As Mr Hyde, the doctor can finally take that holiday from morality that he’s been secretly promising himself all these years. He rents a grotty room in a seedy part of town and embarks on a personal mission to indulge in as much working class debauchery as he can. This amounts to drinking, smoking, frequenting opium dens, taunting prostitutes, and trampling on infants in the street. Worse, he begins to neglect the lovely Millicent, preferring instead to spend his time leering over and pawing at the music hall dancer he met. If all this sounds rather tame it’s more than made up for by Barrymore’s performance - of all the Mr Hyde’s that have graced the silver screen over the years, his is by far the most repulsive.


Of course, things only go from bad to worse, and as his depravity deepens - and Hyde’s appearance grows ever more cadaverous - Jekyll finds that he is no longer able to control the effects of the potion. Before long, he is transforming spontaneously. This culminates in him morphing into Mr Hyde in front of Sir George, who has come to Jekyll’s house to determine why the good doctor has been behaving so oddly. As Hyde, the doctor is forced to silence his prospective father-in-law and, in a surprisingly brutal scene, clubs Sir George to death in the courtyard.
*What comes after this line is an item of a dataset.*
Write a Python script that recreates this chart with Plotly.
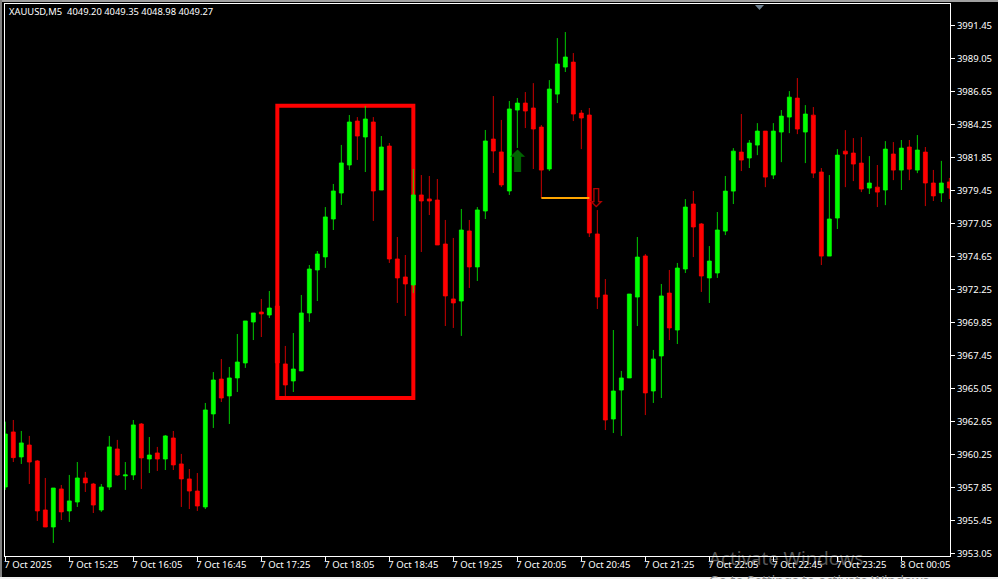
import pandas as pd
import plotly.graph_objects as go

W, H = 998, 579
ML, MR, MT, MB = 5, 48, 4, 23

# Each candle: low, high, body top and body bottom, 5 minute bars from 14:45
highs = [3962.63,3962.75,3961.95,3961.59,3959.84,3958.53,3957.80,3958.02,3958.75,3959.69,3958.97,3958.17,3958.09,3961.59,3961.30,3959.69,3962.75,3962.53,3961.51,3960.79,
3961.66,3961.95,3960.28,3959.18,3958.89,3963.99,3966.24,3967.19,3966.61,3969.01,3969.96,3970.54,3971.56,3972.14,3971.20,3968.14,3969.08,3971.85,3974.03,3975.05,
3978.25,3979.93,3982.77,3984.95,3984.80,3985.61,3984.80,3983.42,3982.91,3976.07,3974.76,3981.02,3980.58,3980.51,3980.29,3977.31,3976.00,3978.11,3977.31,3978.25,
3983.86,3986.33,3984.59,3985.97,3986.19,3986.62,3987.27,3984.22,3987.49,3990.55,3990.99,3989.46,3985.31,3985.46,3978.03,3973.01,3969.30,3966.32,3971.92,3976.07,
3974.83,3967.85,3972.65,3973.67,3974.18,3978.83,3979.42,3977.09,3975.41,3977.89,3980.51,3982.54,3985.02,3983.13,3984.36,3983.78,3984.36,3985.31,3986.69,3987.64,
3985.67,3985.53,3981.09,3980.58,3982.47,3983.85,3983.27,3983.34,3981.96,3981.31,3983.05,3982.98,3983.13,3983.13,3983.49,3982.62,3980.95,3981.61,3980.37]
body_tops = [3961.73,3961.88,3961.08,3960.93,3959.77,3956.20,3957.80,3957.73,3956.86,3958.53,3958.53,3958.09,3957.87,3960.79,3960.64,3958.75,3962.39,3962.46,3960.20,3960.35,
3961.59,3961.44,3959.55,3958.46,3957.58,3963.48,3965.66,3965.73,3965.81,3966.97,3969.96,3970.54,3970.61,3970.90,3971.05,3966.83,3966.46,3970.54,3973.74,3974.83,
3977.53,3979.42,3981.46,3984.44,3984.51,3984.66,3984.44,3982.62,3982.69,3974.47,3973.16,3979.13,3979.13,3978.84,3978.76,3975.56,3971.56,3976.58,3976.51,3978.04,
3983.06,3983.20,3982.26,3985.39,3985.82,3985.82,3985.46,3984.07,3986.84,3988.66,3989.17,3988.80,3985.09,3984.95,3976.29,3971.85,3964.86,3965.81,3971.92,3974.61,
3974.69,3967.19,3971.78,3971.99,3973.81,3978.25,3978.47,3977.02,3974.32,3976.58,3979.41,3982.32,3982.25,3982.91,3983.78,3983.78,3983.78,3984.87,3986.25,3986.18,
3985.02,3984.94,3980.80,3977.38,3982.03,3982.32,3982.18,3981.45,3980.00,3979.70,3982.47,3982.11,3982.54,3982.62,3982.40,3982.25,3980.00,3980.00,3980.08]
body_bottoms = [3957.87,3960.01,3960.06,3959.69,3956.13,3954.96,3954.96,3956.06,3956.13,3956.78,3958.17,3956.56,3956.20,3957.87,3958.75,3958.68,3958.75,3959.99,3959.91,3959.91,
3959.91,3959.48,3958.46,3957.58,3956.49,3956.42,3963.19,3964.35,3964.50,3965.81,3966.90,3969.88,3970.47,3970.39,3966.90,3965.30,3965.59,3966.32,3970.54,3973.67,
3974.62,3977.38,3979.27,3981.31,3983.42,3983.35,3979.42,3979.49,3974.47,3973.09,3972.65,3972.58,3978.69,3978.69,3975.49,3971.78,3971.27,3971.41,3973.89,3973.89,
3977.96,3982.33,3979.86,3979.42,3985.31,3985.24,3983.93,3980.94,3981.02,3986.47,3988.44,3985.02,3984.73,3976.36,3971.70,3962.75,3962.82,3964.93,3965.81,3971.70,
3964.72,3964.86,3967.41,3969.45,3969.30,3973.74,3976.80,3973.23,3973.09,3973.45,3976.50,3979.41,3981.67,3981.82,3982.76,3980.43,3980.58,3983.71,3984.80,3983.93,
3983.71,3980.72,3974.68,3974.68,3977.45,3982.11,3981.38,3979.56,3979.63,3979.34,3979.49,3980.94,3980.94,3981.01,3980.94,3980.00,3979.06,3979.28,3979.64]
lows = [3957.66,3959.69,3959.55,3958.09,3955.40,3954.96,3953.80,3955.47,3955.33,3956.42,3957.51,3955.98,3956.06,3957.66,3958.68,3957.66,3958.38,3957.73,3958.89,3959.04,
3959.11,3959.11,3956.42,3956.27,3956.13,3956.27,3962.17,3964.06,3962.46,3964.79,3966.54,3968.57,3968.79,3970.17,3966.50,3964.50,3964.79,3966.32,3969.89,3971.41,
3973.82,3976.58,3978.40,3980.95,3981.68,3980.80,3977.24,3979.49,3974.18,3971.27,3970.32,3972.00,3974.98,3977.67,3975.49,3969.59,3969.45,3968.87,3972.36,3972.87,
3977.38,3980.73,3979.71,3979.13,3982.55,3984.00,3981.02,3978.91,3980.87,3985.82,3988.08,3984.51,3982.47,3976.07,3970.83,3962.02,3961.80,3961.59,3965.81,3969.59,
3963.11,3963.99,3964.35,3968.57,3968.28,3973.45,3974.61,3972.07,3971.27,3973.09,3976.21,3978.47,3980.87,3981.09,3982.03,3979.70,3980.29,3981.52,3983.63,3983.56,
3981.45,3980.36,3974.03,3974.68,3976.65,3979.70,3980.14,3979.34,3979.20,3978.25,3978.39,3980.21,3979.49,3980.21,3980.72,3978.32,3978.69,3978.62,3978.84]
directions = list(
    "UDUDDDUDUUDDUUDUUDUD"
    "UDDDDUUDUUUUDUDDUUUU"
    "UUUUDUDUDDDUDDDDDUDU"
    "UDDUUDDDUUUDDDDDUUUU"
    "DUUDUUDDUUUUDUUDUUUD"
    "UDDUUDDDUDUDUDUDDUD")

price_ticks = [3991.45,3989.05,3986.65,3984.25,3981.85,3979.45,3977.05,3974.65,3972.25,3969.85,3967.45,3965.05,3962.65,3960.25,3957.85,3955.45,3953.05]
time_labels = ["7 Oct 2025","7 Oct 15:25","7 Oct 16:05","7 Oct 16:45","7 Oct 17:25","7 Oct 18:05","7 Oct 18:45","7 Oct 19:25","7 Oct 20:05",
               "7 Oct 20:45","7 Oct 21:25","7 Oct 22:05","7 Oct 22:45","7 Oct 23:25","8 Oct 00:05"]
header = "XAUUSD,M5  4049.20 4049.35 4048.98 4049.27"

times = pd.date_range("2025-10-07 14:45", periods=len(highs), freq="5min")
opens = [b if d == "U" else t for t, b, d in zip(body_tops, body_bottoms, directions)]
closes = [t if d == "U" else b for t, b, d in zip(body_tops, body_bottoms, directions)]

FONT = "Noto Sans"
fig = go.Figure(go.Candlestick(
    x=times, open=opens, high=highs, low=lows, close=closes,
    increasing=dict(line=dict(color="#00FF00", width=0.8), fillcolor="#00FF00"),
    decreasing=dict(line=dict(color="#FF0000", width=0.8), fillcolor="#FF0000"),
    whiskerwidth=0, showlegend=False))

def px(x): return (x - ML) / (W - ML - MR)
def py(y): return 1 - (y - MT) / (H - MT - MB)
def rect(x0, y0, x1, y1, c):
    return dict(type="rect", xref="paper", yref="paper", x0=px(x0), x1=px(x1), y0=py(y0), y1=py(y1),
                fillcolor=c, line_width=0, layer="above")

shapes = [
    dict(type="rect", x0=times[34], x1=times[51], y0=3964.35, y1=3985.63,
         line=dict(color="#FF0000", width=4), layer="below"),
    dict(type="line", x0=times[67], x1=times[73], y0=3978.90, y1=3978.90,
         line=dict(color="#FFA500", width=2), layer="above"),
    rect(0, 0, W, 2, "#a0a0a0"), rect(0, 0, 2, H, "#808080"), rect(0, 577, W, H, "#f0f0f0"),
    dict(type="path", xref="paper", yref="paper", fillcolor="#6e8090", line_width=0,
         path=f"M {px(755)} {py(5)} L {px(764)} {py(5)} L {px(759.5)} {py(10)} Z"),
]

annotations = [
    dict(xref="paper", yref="paper", x=px(7), y=py(12), text=header, showarrow=False, xanchor="left",
         yanchor="middle", font=dict(family=FONT, size=9.4, color="white")),
    dict(x=times[64], y=3981.6, text="\u2b06", showarrow=False,
         font=dict(family="DejaVu Sans", size=30, color="#006400")),
    dict(x=times[74], y=3978.9, text="\u21e9", showarrow=False, xshift=-1,
         font=dict(family="DejaVu Sans", size=26, color="#b00000")),
    dict(xref="paper", yref="paper", x=px(707), y=py(557), text="Activate Windows", showarrow=False,
         xanchor="left", yanchor="middle", font=dict(family=FONT, size=18.7, color="rgba(255,255,255,0.35)")),
    dict(xref="paper", yref="paper", x=px(707), y=py(581), text="Go to Settings to activate Windows.", showarrow=False,
         xanchor="left", yanchor="middle", font=dict(family=FONT, size=13.5, color="#8a8a8a")),
]

axis_common = dict(showgrid=False, zeroline=False, showline=True, linecolor="white", linewidth=1, mirror=True,
                   ticks="outside", ticklen=4, tickcolor="white", tickwidth=1,
                   tickfont=dict(family=FONT, size=9.5, color="white"))
fig.update_layout(
    width=W, height=H, margin=dict(l=ML, r=MR, t=MT, b=MB, pad=0),
    paper_bgcolor="black", plot_bgcolor="black", showlegend=False, dragmode=False,
    xaxis=dict(type="date", range=["2025-10-07 14:44:48", "2025-10-08 00:35:24"],
               tickmode="array", tickvals=list(times[::8]), ticktext=time_labels,
               ticklabelposition="outside right", ticklabelshift=-2, rangeslider_visible=False, tickangle=0, **axis_common),
    yaxis=dict(side="right", range=[3952.85, 3993.03], tickmode="array", tickvals=price_ticks,
               ticktext=[f"{p:.2f}" for p in price_ticks], **axis_common),
    shapes=shapes, annotations=annotations)

fig.write_html("out.html", config=dict(displayModeBar=False),
               post_script="document.body.style.margin='0';document.body.style.overflow='hidden';document.documentElement.style.background='black';")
“Tortured by remorse for Hyde’s monstrous cruelties” and overwhelmed by guilt when Millicent asks him to help find and apprehend her father’s murderer, Jekyll suffers terrible dreams. In what is probably the film’s most macabre sequence, Jekyll's bed chamber is invaded by a monstrous spectral spider that clambers up onto the bed and merges with Jekyll's sleeping body, transforming him again into Hyde. It’s clearly a symbolic moment, but what makes it so grotesquely effective is that - whether by design or not - the actor inside the spider costume is clearly visible. It sounds risible, but it lends the scene a genuinely nightmarish quality and, for me, it's the high point of the film.

After this, there's little more for Hyde to do except avoid the police and menace poor Millicent. Love does win through in the end (sort of) but the outcome isn't good for the tragic Dr Jekyll.

For all its class stereotyping and old-fashioned moral certitude, this was a fun film to watch. It’s not especially frightening by today’s standards, of course, but  it’s easy to understand why it was a critical success in its day. The camerawork and lighting are excellent throughout, and despite its occasional moments of overt theatricality, Barrymore's performance, especially as Hyde, must surely rank as one of the great performances of silent horror cinema.